What needs to be done:
Within the entries below, please return exactly the lines from the one with "Give me the" through the one with "import * as d3 from 'd3';", leaving out any pictures.

Given information:
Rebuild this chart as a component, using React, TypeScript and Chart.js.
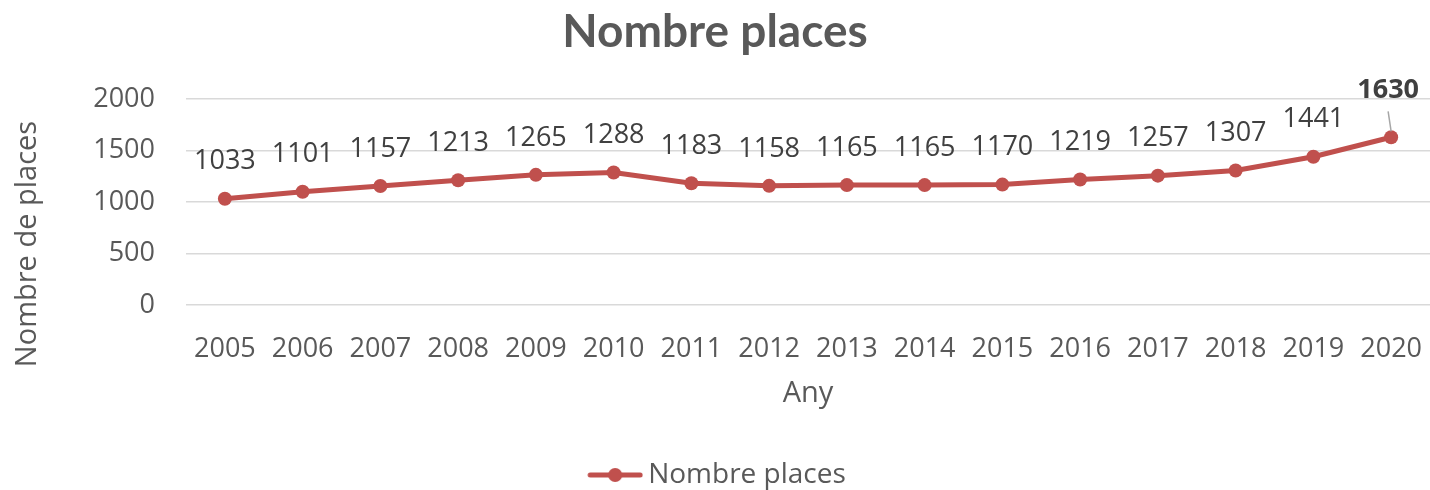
import React, { useEffect, useRef } from "react";
import { Chart, registerables } from "chart.js";

Chart.register(...registerables);

const years = ["2005", "2006", "2007", "2008", "2009", "2010", "2011", "2012", "2013", "2014", "2015", "2016", "2017", "2018", "2019", "2020"];
const places = [1033, 1101, 1157, 1213, 1265, 1288, 1183, 1158, 1165, 1165, 1170, 1219, 1257, 1307, 1441, 1630];
const seriesName = "Nombre places";
const chartTitle = "Nombre places";
const xTitle = "Any";
const yTitle = "Nombre de places";

const RED = "#C0504D";
const GREY = "#595959";
const DARK = "#404040";
const FONT = "'Open Sans', sans-serif";

function makeLegendMarker(): HTMLCanvasElement {
  const c = document.createElement("canvas");
  c.width = 68;
  c.height = 16;
  const ctx = c.getContext("2d")!;
  ctx.strokeStyle = RED;
  ctx.lineWidth = 5;
  ctx.lineCap = "round";
  ctx.beginPath();
  ctx.moveTo(15, 8);
  ctx.lineTo(65, 8);
  ctx.stroke();
  ctx.fillStyle = RED;
  ctx.beginPath();
  ctx.arc(40, 8, 7, 0, Math.PI * 2);
  ctx.fill();
  return c;
}

const labelPlugin = {
  id: "pointLabels",
  afterDatasetsDraw(chart: any) {
    const ctx = chart.ctx;
    const meta = chart.getDatasetMeta(0);
    const data = chart.data.datasets[0].data as number[];
    ctx.save();
    ctx.textAlign = "center";
    ctx.textBaseline = "middle";
    ctx.fillStyle = DARK;
    meta.data.forEach((pt: any, i: number) => {
      const last = i === data.length - 1;
      if (last) {
        ctx.strokeStyle = "#A6A6A6";
        ctx.lineWidth = 1.5;
        ctx.beginPath();
        ctx.moveTo(pt.x - 3, pt.y - 26);
        ctx.lineTo(pt.x, pt.y - 6);
        ctx.stroke();
        ctx.font = `bold 27px ${FONT}`;
        ctx.fillText(String(data[i]), pt.x - 3, pt.y - 47);
      } else {
        ctx.font = `27px ${FONT}`;
        ctx.fillText(String(data[i]), pt.x, pt.y - 37);
      }
    });
    ctx.restore();
  },
  afterDraw(chart: any) {
    const ctx = chart.ctx;
    ctx.save();
    ctx.translate(28, 244);
    ctx.rotate(-Math.PI / 2);
    ctx.textAlign = "center";
    ctx.textBaseline = "middle";
    ctx.fillStyle = GREY;
    ctx.font = `29px ${FONT}`;
    ctx.fillText(yTitle, 0, 0);
    ctx.restore();
  },
};

export default function App() {
  const ref = useRef<HTMLCanvasElement>(null);
  useEffect(() => {
    document.body.style.margin = "0";
    const marker = makeLegendMarker();
    const chart = new Chart(ref.current!, {
      type: "line",
      data: {
        labels: years,
        datasets: [
          {
            label: seriesName,
            data: places,
            borderColor: RED,
            backgroundColor: RED,
            borderWidth: 5,
            pointRadius: 7,
            pointHoverRadius: 7,
            pointBackgroundColor: RED,
            pointBorderWidth: 0,
            tension: 0,
            clip: false as any,
          },
        ],
      },
      options: {
        responsive: false,
        animation: false,
        layout: { autoPadding: false, padding: { left: 0, right: 0, top: 0, bottom: -9 } },
        plugins: {
          title: {
            display: true,
            text: chartTitle,
            color: GREY,
            font: { family: "Lato, sans-serif", size: 46, weight: "bold" },
            padding: { top: 5, bottom: 39 },
          },
          legend: {
            position: "bottom",
            labels: {
              color: GREY,
              font: { family: FONT, size: 28 },
              usePointStyle: true,
              pointStyle: marker as any,
              pointStyleWidth: 50,
              padding: 10,
            },
          },
          tooltip: { enabled: false },
        },
        scales: {
          x: {
            offset: true,
            grid: { display: false, drawTicks: false },
            border: { display: false },
            ticks: { color: GREY, font: { family: FONT, size: 27 }, padding: 28, maxRotation: 0, autoSkip: false },
            title: { display: true, text: xTitle, color: GREY, font: { family: FONT, size: 29 }, padding: { top: 0, bottom: 40 } },
            afterFit(scale: any) {
              scale.height = 146;
              scale.paddingLeft = 0;
              scale.paddingRight = 0;
            },
          },
          y: {
            min: 0,
            max: 2000,
            ticks: {
              stepSize: 500,
              color: GREY,
              font: { family: FONT, size: 27 },
              padding: 31,
              callback: (v: any) => String(v),
            },
            grid: { color: "#D9D9D9", lineWidth: 1.5, drawTicks: false },
            border: { display: false },
            afterFit(scale: any) {
              scale.width = 186;
            },
          },
        },
      },
      plugins: [labelPlugin],
    });
    return () => chart.destroy();
  }, []);
  return (
    <div style={{ width: 1430, height: 490 }}>
      <canvas ref={ref} width={1430} height={490} style={{ display: "block" }} />
    </div>
  );
}
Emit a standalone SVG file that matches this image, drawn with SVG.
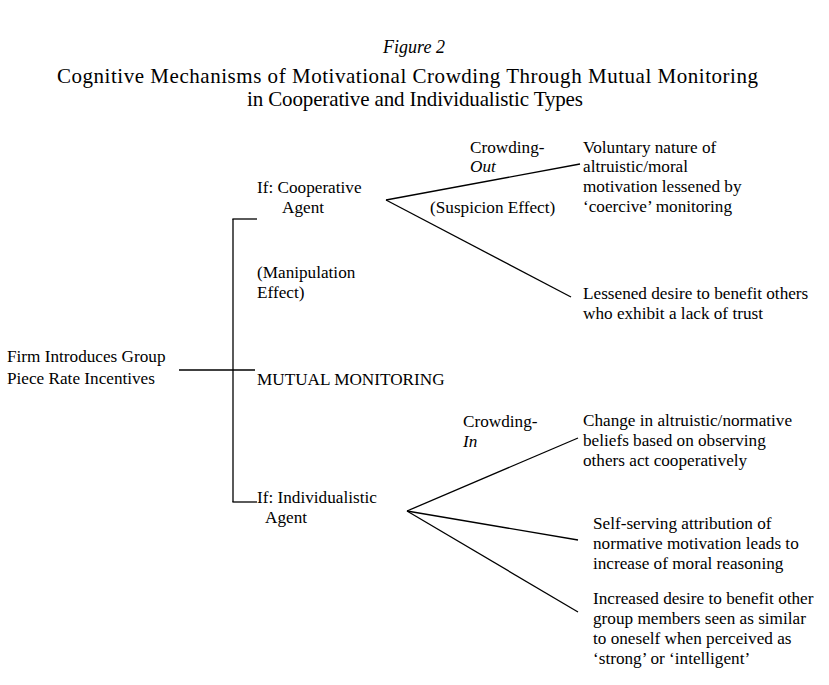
<svg xmlns="http://www.w3.org/2000/svg" width="829" height="685" viewBox="0 0 829 685">
<style>
text { font-family: "Liberation Serif", "Times New Roman", serif; fill: #000; }
.t { font-size: 17.2px; }
.h { font-size: 21px; }
.i { font-style: italic; }
.c line { stroke: #000; stroke-width: 1.3; fill: none; }
</style>
<rect width="829" height="685" fill="#fff"/>
<g id="title">
<text class="i" x="414" y="53" style="font-size:18px" text-anchor="middle">Figure 2</text>
<text class="h" x="57" y="83" textLength="701" lengthAdjust="spacing">Cognitive Mechanisms of Motivational Crowding Through Mutual Monitoring</text>
<text class="h" x="247" y="106" textLength="336" lengthAdjust="spacing">in Cooperative and Individualistic Types</text>
</g>
<g class="c" id="connectors">
<line x1="179" y1="370" x2="255" y2="370"/>
<line x1="233" y1="219" x2="233" y2="502"/>
<line x1="232.4" y1="219" x2="257" y2="219"/>
<line x1="232.4" y1="502" x2="257" y2="502"/>
<line x1="386" y1="200" x2="580" y2="164"/>
<line x1="386" y1="200" x2="571" y2="297"/>
<line x1="407" y1="511" x2="578" y2="438"/>
<line x1="407" y1="511" x2="578" y2="540"/>
<line x1="407" y1="511" x2="578" y2="612"/>
</g>
<g id="firm">
<text class="t" x="7" y="362">Firm Introduces Group</text>
<text class="t" x="7" y="384">Piece Rate Incentives</text>
</g>
<g id="mutual">
<text class="t" x="257" y="385">MUTUAL MONITORING</text>
</g>
<g id="cooperative">
<text class="t" x="257" y="193">If: Cooperative</text>
<text class="t" x="282" y="213">Agent</text>
</g>
<g id="manipulation">
<text class="t" x="257" y="278">(Manipulation</text>
<text class="t" x="257" y="298">Effect)</text>
</g>
<g id="crowding-out">
<text class="t" x="470" y="153">Crowding-</text>
<text class="t i" x="470" y="172">Out</text>
</g>
<g id="suspicion">
<text class="t" x="430" y="213">(Suspicion Effect)</text>
</g>
<g id="voluntary">
<text class="t" x="583" y="153">Voluntary nature of</text>
<text class="t" x="583" y="172">altruistic/moral</text>
<text class="t" x="583" y="192">motivation lessened by</text>
<text class="t" x="583" y="212">‘coercive’ monitoring</text>
</g>
<g id="lessened">
<text class="t" x="583" y="299">Lessened desire to benefit others</text>
<text class="t" x="583" y="319">who exhibit a lack of trust</text>
</g>
<g id="individualistic">
<text class="t" x="257" y="503">If: Individualistic</text>
<text class="t" x="265" y="523">Agent</text>
</g>
<g id="crowding-in">
<text class="t" x="463" y="427">Crowding-</text>
<text class="t i" x="463" y="447">In</text>
</g>
<g id="change">
<text class="t" x="583" y="426">Change in altruistic/normative</text>
<text class="t" x="583" y="446">beliefs based on observing</text>
<text class="t" x="583" y="466">others act cooperatively</text>
</g>
<g id="selfserving">
<text class="t" x="593" y="529">Self-serving attribution of</text>
<text class="t" x="593" y="549">normative motivation leads to</text>
<text class="t" x="593" y="569">increase of moral reasoning</text>
</g>
<g id="increased">
<text class="t" x="593" y="604">Increased desire to benefit other</text>
<text class="t" x="593" y="624">group members seen as similar</text>
<text class="t" x="593" y="644">to oneself when perceived as</text>
<text class="t" x="593" y="664">‘strong’ or ‘intelligent’</text>
</g>
</svg>
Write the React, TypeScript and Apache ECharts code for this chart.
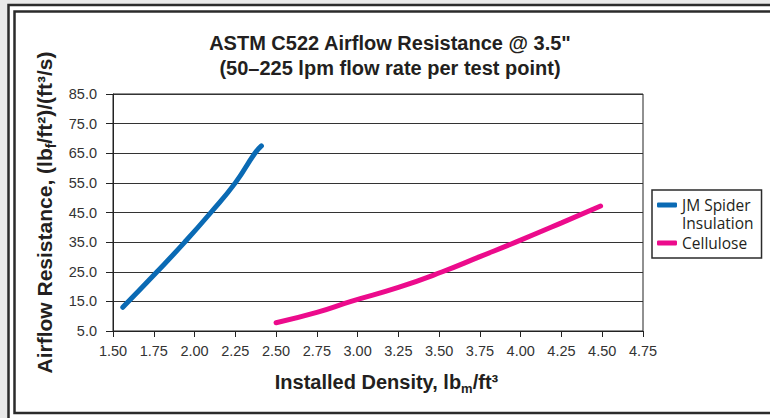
import { useEffect, useRef } from "react";
import * as echarts from "echarts";

const titleText = 'ASTM C522 Airflow Resistance @ 3.5"\n(50–225 lpm flow rate per test point)';
const xAxisName = "Installed Density, lb{sub|m}/ft³";
const yAxisName = "Airflow Resistance, (lb{sub|f}/ft²)/(ft³/s)";
const seriesNames = ["JM Spider Insulation", "Cellulose"];
const legendLabels = ["\nJM Spider\nInsulation", "Cellulose"];

const spiderDensity = [1.56, 1.77, 1.94, 2.1, 2.25, 2.37, 2.41];
const spiderResistance = [13.0, 25.0, 35.0, 45.0, 55.0, 65.0, 67.5];
const celluloseDensity = [2.5, 2.75, 2.96, 3.25, 3.52, 3.75, 3.97, 4.25, 4.49];
const celluloseResistance = [7.8, 11.3, 15.0, 19.7, 25.0, 30.1, 35.0, 41.5, 47.2];

const xMin = 1.5;
const xMax = 4.75;
const xStep = 0.25;
const yMin = 5;
const yMax = 85;
const yStep = 10;

const colors = ["#0a6ab4", "#ec0b8c"];
const HELV = "'Liberation Sans', Arial, sans-serif";

const zip = (xs: number[], ys: number[]) => xs.map((x, i) => [x, ys[i]]);

export default function App() {
  const ref = useRef<HTMLDivElement>(null);
  useEffect(() => {
    const chart = echarts.init(ref.current!, null, { renderer: "svg" });
    const subStyle = (size: number) => ({
      fontSize: size,
      fontWeight: "bold" as const,
      fontFamily: HELV,
      color: "#231f20",
      verticalAlign: "bottom" as const,
      padding: [0, 0, -3, 0],
    });
    const legendText = { fontFamily: "'Open Sans', sans-serif", fontSize: 15.5, color: "#231f20", lineHeight: 18 };
    chart.setOption({
      animation: false,
      backgroundColor: "#ffffff",
      graphic: [
        { type: "rect", z: -10, shape: { x: 0, y: 0, width: 770, height: 418 }, style: { fill: "#e9e9e9" } },
        { type: "rect", z: -9, shape: { x: 8.5, y: 5, width: 800, height: 420 }, style: { fill: "#ffffff", stroke: "#2b2b2b", lineWidth: 2.5 } },
        { type: "rect", z: -8, shape: { x: 14.5, y: 11.5, width: 800, height: 401.5 }, style: { fill: "#ffffff", stroke: "#2b2b2b", lineWidth: 2.5 } },
      ],
      title: {
        text: titleText,
        left: 385,
        top: 25,
        textAlign: "center",
        textStyle: { fontFamily: HELV, fontSize: 20, fontWeight: "bold", color: "#231f20", lineHeight: 25 },
      },
      legend: {
        orient: "vertical",
        left: 652,
        top: 190,
        padding: [-12, 8, 6, 5],
        itemGap: 2,
        itemWidth: 20,
        itemHeight: 5,
        borderColor: "#2b2b2b",
        borderWidth: 1.5,
        icon: "roundRect",
        formatter: (name: string) => legendLabels[seriesNames.indexOf(name)],
        textStyle: legendText,
        data: seriesNames,
      },
      grid: {
        left: 113,
        top: 94,
        width: 530,
        height: 237,
        show: true,
        borderColor: "#222",
        borderWidth: 1,
        backgroundColor: "transparent",
      },
      xAxis: {
        type: "value",
        min: xMin,
        max: xMax,
        interval: xStep,
        name: xAxisName,
        nameLocation: "middle",
        nameGap: 41,
        nameTextStyle: {
          fontFamily: HELV,
          fontSize: 20,
          fontWeight: "bold",
          color: "#231f20",
          padding: [0, 0, 0, 17],
          rich: { sub: subStyle(13) },
        },
        axisLine: { lineStyle: { color: "#222", width: 1 } },
        axisTick: { show: true, length: 6, lineStyle: { color: "#222" } },
        splitLine: { show: false },
        axisLabel: {
          margin: 12,
          fontFamily: HELV,
          fontSize: 14.5,
          color: "#333",
          formatter: (v: number) => v.toFixed(2),
        },
      },
      yAxis: {
        type: "value",
        min: yMin,
        max: yMax,
        interval: yStep,
        name: yAxisName,
        nameLocation: "middle",
        nameRotate: 90,
        nameGap: 57,
        nameTextStyle: {
          fontFamily: HELV,
          fontSize: 21,
          fontWeight: "bold",
          color: "#231f20",
          rich: { sub: subStyle(14) },
        },
        axisLine: { show: true, lineStyle: { color: "#222", width: 1 } },
        axisTick: { show: true, length: 7, lineStyle: { color: "#222" } },
        splitLine: { show: true, lineStyle: { color: "#333", width: 1 } },
        axisLabel: {
          margin: 16,
          fontFamily: HELV,
          fontSize: 14.5,
          color: "#333",
          formatter: (v: number) => v.toFixed(1),
        },
      },
      series: [
        {
          name: seriesNames[0],
          type: "line",
          smooth: true,
          showSymbol: false,
          symbol: "none",
          data: zip(spiderDensity, spiderResistance),
          lineStyle: { color: colors[0], width: 5, cap: "round" },
          itemStyle: { color: colors[0] },
        },
        {
          name: seriesNames[1],
          type: "line",
          smooth: true,
          showSymbol: false,
          symbol: "none",
          data: zip(celluloseDensity, celluloseResistance),
          lineStyle: { color: colors[1], width: 5, cap: "round" },
          itemStyle: { color: colors[1] },
        },
      ],
    });
    return () => chart.dispose();
  }, []);
  return <div ref={ref} style={{ position: "fixed", left: 0, top: 0, width: 770, height: 418 }} />;
}
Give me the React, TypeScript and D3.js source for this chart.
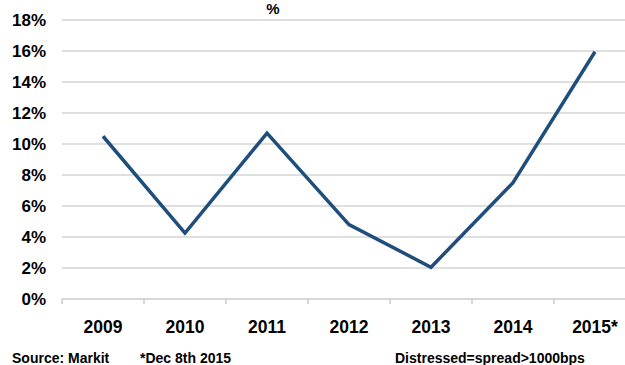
import { useEffect, useRef } from 'react';
import * as d3 from 'd3';

// data
const years = ['2009', '2010', '2011', '2012', '2013', '2014', '2015*'];
const distressedPct = [10.5, 4.25, 10.7, 4.8, 2.05, 7.5, 15.95];
const yTicks = [0, 2, 4, 6, 8, 10, 12, 14, 16, 18];

function App() {
  const gx = useRef<SVGGElement>(null);

  const width = 625;
  const height = 365;

  const plotLeft = 62;
  const plotRight = 636; // the plot runs past the right edge of the picture
  const plotTop = 20;
  const plotBottom = 299;

  const font = '"Liberation Sans", Arial, sans-serif';

  const xScale = d3.scaleBand<string>()
    .domain(years)
    .range([plotLeft, plotRight]);

  const yScale = d3.scaleLinear()
    .domain([0, 18])
    .range([plotBottom, plotTop]);

  const line = d3.line<number>()
    .x((_, i) => (xScale(years[i]) ?? 0) + xScale.bandwidth() / 2)
    .y(d => yScale(d));

  useEffect(() => {
    const g = d3.select(gx.current);
    g.selectAll('*').remove();
    const bw = xScale.bandwidth();
    // category boundary ticks
    const bounds = years.map(y => xScale(y) ?? 0).concat([plotRight]);
    g.append('line')
      .attr('x1', plotLeft).attr('x2', plotRight)
      .attr('y1', plotBottom).attr('y2', plotBottom)
      .attr('stroke', '#c8cccc').attr('stroke-width', 1.5);
    g.selectAll('line.tick')
      .data(bounds)
      .join('line')
      .attr('class', 'tick')
      .attr('x1', d => d).attr('x2', d => d)
      .attr('y1', plotBottom).attr('y2', plotBottom + 5)
      .attr('stroke', '#c8cccc').attr('stroke-width', 1.5);
    g.selectAll('text')
      .data(years)
      .join('text')
      .attr('x', d => (xScale(d) ?? 0) + bw / 2)
      .attr('y', 333)
      .attr('text-anchor', 'middle')
      .attr('font-family', font)
      .attr('font-weight', 'bold')
      .attr('font-size', 17.5)
      .attr('fill', '#000')
      .text(d => d);
  }, []);

  return (
    <svg
      width={width}
      height={height}
      viewBox={`0 0 ${width} ${height}`}
      style={{ position: 'absolute', left: 0, top: 0, background: '#fff' }}
    >
      <text x={273} y={14} textAnchor="middle" fontFamily={font} fontWeight="bold" fontSize={15}>%</text>

      {/* gridlines */}
      <g>
        {yTicks.filter(t => t > 0).map(t => (
          <line key={t} x1={plotLeft} x2={plotRight} y1={yScale(t)} y2={yScale(t)} stroke="#d3d6d6" strokeWidth={1.5} />
        ))}
      </g>

      {/* y labels */}
      <g>
        {yTicks.map(t => (
          <text
            key={t}
            x={46}
            y={yScale(t) + 6}
            textAnchor="end"
            fontFamily={font}
            fontWeight="bold"
            fontSize={17}
          >{`${t}%`}</text>
        ))}
      </g>

      <g ref={gx}></g>

      <path d={line(distressedPct) ?? ''} fill="none" stroke="#1f4e7d" strokeWidth={3.5} strokeLinejoin="miter" />

      <g fontFamily={font} fontWeight="bold" fontSize={14}>
        <text x={12} y={363}>Source: Markit</text>
        <text x={140} y={363}>*Dec 8th 2015</text>
        <text x={395} y={363}>Distressed=spread&gt;1000bps</text>
      </g>
    </svg>
  );
}

export default App;
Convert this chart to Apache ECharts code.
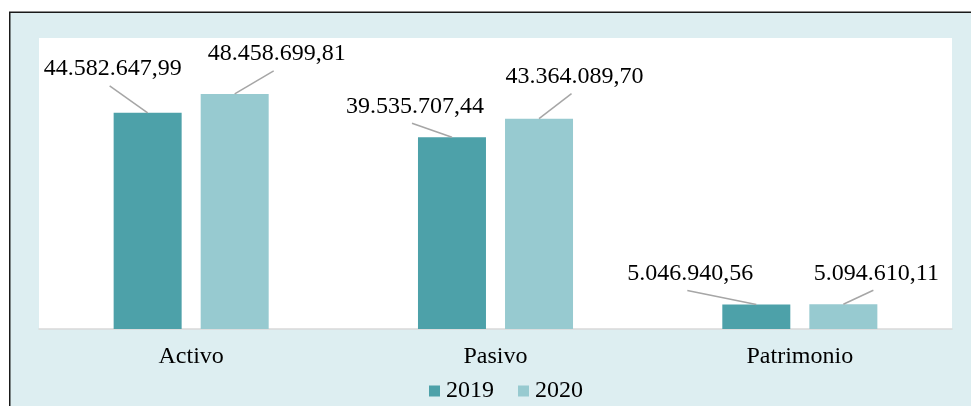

The reply:
Give me the React, TypeScript and D3.js source for this chart.
import { useEffect, useRef } from 'react';
import * as d3 from 'd3';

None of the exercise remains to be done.